Data items:
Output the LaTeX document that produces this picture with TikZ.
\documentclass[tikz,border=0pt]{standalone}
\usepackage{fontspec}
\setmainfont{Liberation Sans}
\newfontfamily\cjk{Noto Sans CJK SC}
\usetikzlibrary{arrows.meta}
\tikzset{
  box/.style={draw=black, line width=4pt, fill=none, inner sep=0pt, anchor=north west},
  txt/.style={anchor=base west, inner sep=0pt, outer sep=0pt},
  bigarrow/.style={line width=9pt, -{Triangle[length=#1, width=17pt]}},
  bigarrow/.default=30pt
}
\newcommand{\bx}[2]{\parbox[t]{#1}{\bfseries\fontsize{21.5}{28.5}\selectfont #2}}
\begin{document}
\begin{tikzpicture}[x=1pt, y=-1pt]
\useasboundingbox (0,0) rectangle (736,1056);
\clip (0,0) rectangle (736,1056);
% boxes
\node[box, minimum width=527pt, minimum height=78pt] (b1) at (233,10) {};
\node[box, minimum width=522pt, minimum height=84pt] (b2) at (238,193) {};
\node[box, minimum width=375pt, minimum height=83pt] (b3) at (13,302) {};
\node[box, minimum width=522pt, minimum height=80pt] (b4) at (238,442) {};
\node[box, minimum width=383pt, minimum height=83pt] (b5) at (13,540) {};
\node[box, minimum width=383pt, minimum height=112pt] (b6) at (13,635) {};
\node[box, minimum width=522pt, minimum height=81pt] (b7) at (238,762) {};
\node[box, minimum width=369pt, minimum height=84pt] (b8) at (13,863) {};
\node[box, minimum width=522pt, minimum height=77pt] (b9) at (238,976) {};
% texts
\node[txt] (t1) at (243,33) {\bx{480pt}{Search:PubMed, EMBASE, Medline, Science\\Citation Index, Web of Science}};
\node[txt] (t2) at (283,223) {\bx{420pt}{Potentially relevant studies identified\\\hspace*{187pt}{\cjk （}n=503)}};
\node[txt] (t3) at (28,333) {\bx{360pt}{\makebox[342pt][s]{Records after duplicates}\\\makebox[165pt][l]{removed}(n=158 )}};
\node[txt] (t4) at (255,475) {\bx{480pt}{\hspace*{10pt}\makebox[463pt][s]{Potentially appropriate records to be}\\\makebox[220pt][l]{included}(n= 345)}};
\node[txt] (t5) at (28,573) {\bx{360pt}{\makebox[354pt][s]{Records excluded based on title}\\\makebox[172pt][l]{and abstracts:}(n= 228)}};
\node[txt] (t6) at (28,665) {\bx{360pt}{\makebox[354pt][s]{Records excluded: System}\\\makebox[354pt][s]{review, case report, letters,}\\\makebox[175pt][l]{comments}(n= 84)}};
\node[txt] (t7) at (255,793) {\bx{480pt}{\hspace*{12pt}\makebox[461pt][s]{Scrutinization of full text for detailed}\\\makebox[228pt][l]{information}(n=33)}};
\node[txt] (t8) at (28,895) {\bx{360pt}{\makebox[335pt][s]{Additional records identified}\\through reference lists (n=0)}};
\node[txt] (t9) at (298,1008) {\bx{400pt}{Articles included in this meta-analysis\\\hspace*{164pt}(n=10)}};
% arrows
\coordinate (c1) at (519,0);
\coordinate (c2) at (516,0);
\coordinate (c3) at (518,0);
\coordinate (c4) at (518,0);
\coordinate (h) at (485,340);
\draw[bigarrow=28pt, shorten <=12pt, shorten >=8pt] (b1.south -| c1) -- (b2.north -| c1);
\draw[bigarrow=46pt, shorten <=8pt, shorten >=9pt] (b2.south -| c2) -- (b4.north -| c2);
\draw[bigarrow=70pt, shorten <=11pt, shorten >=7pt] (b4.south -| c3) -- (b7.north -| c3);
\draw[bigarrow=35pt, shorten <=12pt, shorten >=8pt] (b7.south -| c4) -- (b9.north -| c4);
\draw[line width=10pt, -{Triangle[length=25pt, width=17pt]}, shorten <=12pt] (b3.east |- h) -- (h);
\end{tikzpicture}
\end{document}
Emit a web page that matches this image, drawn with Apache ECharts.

WHAT YOU HAVE TO DO: Write the material out exactly, with nothing left out.

SOLUTION FOR THIS EXERCISE:
Output the LaTeX document that produces this picture with TikZ.
\documentclass[tikz,border=0pt]{standalone}
\usepackage{fontspec}
\setmainfont{Liberation Sans}
\newfontfamily\cjk{Noto Sans CJK SC}
\usetikzlibrary{arrows.meta}
\tikzset{
  box/.style={draw=black, line width=4pt, fill=none, inner sep=0pt, anchor=north west},
  txt/.style={anchor=base west, inner sep=0pt, outer sep=0pt},
  bigarrow/.style={line width=9pt, -{Triangle[length=#1, width=17pt]}},
  bigarrow/.default=30pt
}
\newcommand{\bx}[2]{\parbox[t]{#1}{\bfseries\fontsize{21.5}{28.5}\selectfont #2}}
\begin{document}
\begin{tikzpicture}[x=1pt, y=-1pt]
\useasboundingbox (0,0) rectangle (736,1056);
\clip (0,0) rectangle (736,1056);
% boxes
\node[box, minimum width=527pt, minimum height=78pt] (b1) at (233,10) {};
\node[box, minimum width=522pt, minimum height=84pt] (b2) at (238,193) {};
\node[box, minimum width=375pt, minimum height=83pt] (b3) at (13,302) {};
\node[box, minimum width=522pt, minimum height=80pt] (b4) at (238,442) {};
\node[box, minimum width=383pt, minimum height=83pt] (b5) at (13,540) {};
\node[box, minimum width=383pt, minimum height=112pt] (b6) at (13,635) {};
\node[box, minimum width=522pt, minimum height=81pt] (b7) at (238,762) {};
\node[box, minimum width=369pt, minimum height=84pt] (b8) at (13,863) {};
\node[box, minimum width=522pt, minimum height=77pt] (b9) at (238,976) {};
% texts
\node[txt] (t1) at (243,33) {\bx{480pt}{Search:PubMed, EMBASE, Medline, Science\\Citation Index, Web of Science}};
\node[txt] (t2) at (283,223) {\bx{420pt}{Potentially relevant studies identified\\\hspace*{187pt}{\cjk （}n=503)}};
\node[txt] (t3) at (28,333) {\bx{360pt}{\makebox[342pt][s]{Records after duplicates}\\\makebox[165pt][l]{removed}(n=158 )}};
\node[txt] (t4) at (255,475) {\bx{480pt}{\hspace*{10pt}\makebox[463pt][s]{Potentially appropriate records to be}\\\makebox[220pt][l]{included}(n= 345)}};
\node[txt] (t5) at (28,573) {\bx{360pt}{\makebox[354pt][s]{Records excluded based on title}\\\makebox[172pt][l]{and abstracts:}(n= 228)}};
\node[txt] (t6) at (28,665) {\bx{360pt}{\makebox[354pt][s]{Records excluded: System}\\\makebox[354pt][s]{review, case report, letters,}\\\makebox[175pt][l]{comments}(n= 84)}};
\node[txt] (t7) at (255,793) {\bx{480pt}{\hspace*{12pt}\makebox[461pt][s]{Scrutinization of full text for detailed}\\\makebox[228pt][l]{information}(n=33)}};
\node[txt] (t8) at (28,895) {\bx{360pt}{\makebox[335pt][s]{Additional records identified}\\through reference lists (n=0)}};
\node[txt] (t9) at (298,1008) {\bx{400pt}{Articles included in this meta-analysis\\\hspace*{164pt}(n=10)}};
% arrows
\coordinate (c1) at (519,0);
\coordinate (c2) at (516,0);
\coordinate (c3) at (518,0);
\coordinate (c4) at (518,0);
\coordinate (h) at (485,340);
\draw[bigarrow=28pt, shorten <=12pt, shorten >=8pt] (b1.south -| c1) -- (b2.north -| c1);
\draw[bigarrow=46pt, shorten <=8pt, shorten >=9pt] (b2.south -| c2) -- (b4.north -| c2);
\draw[bigarrow=70pt, shorten <=11pt, shorten >=7pt] (b4.south -| c3) -- (b7.north -| c3);
\draw[bigarrow=35pt, shorten <=12pt, shorten >=8pt] (b7.south -| c4) -- (b9.north -| c4);
\draw[line width=10pt, -{Triangle[length=25pt, width=17pt]}, shorten <=12pt] (b3.east |- h) -- (h);
\end{tikzpicture}
\end{document}
Emit a web page that matches this image, drawn with Apache ECharts.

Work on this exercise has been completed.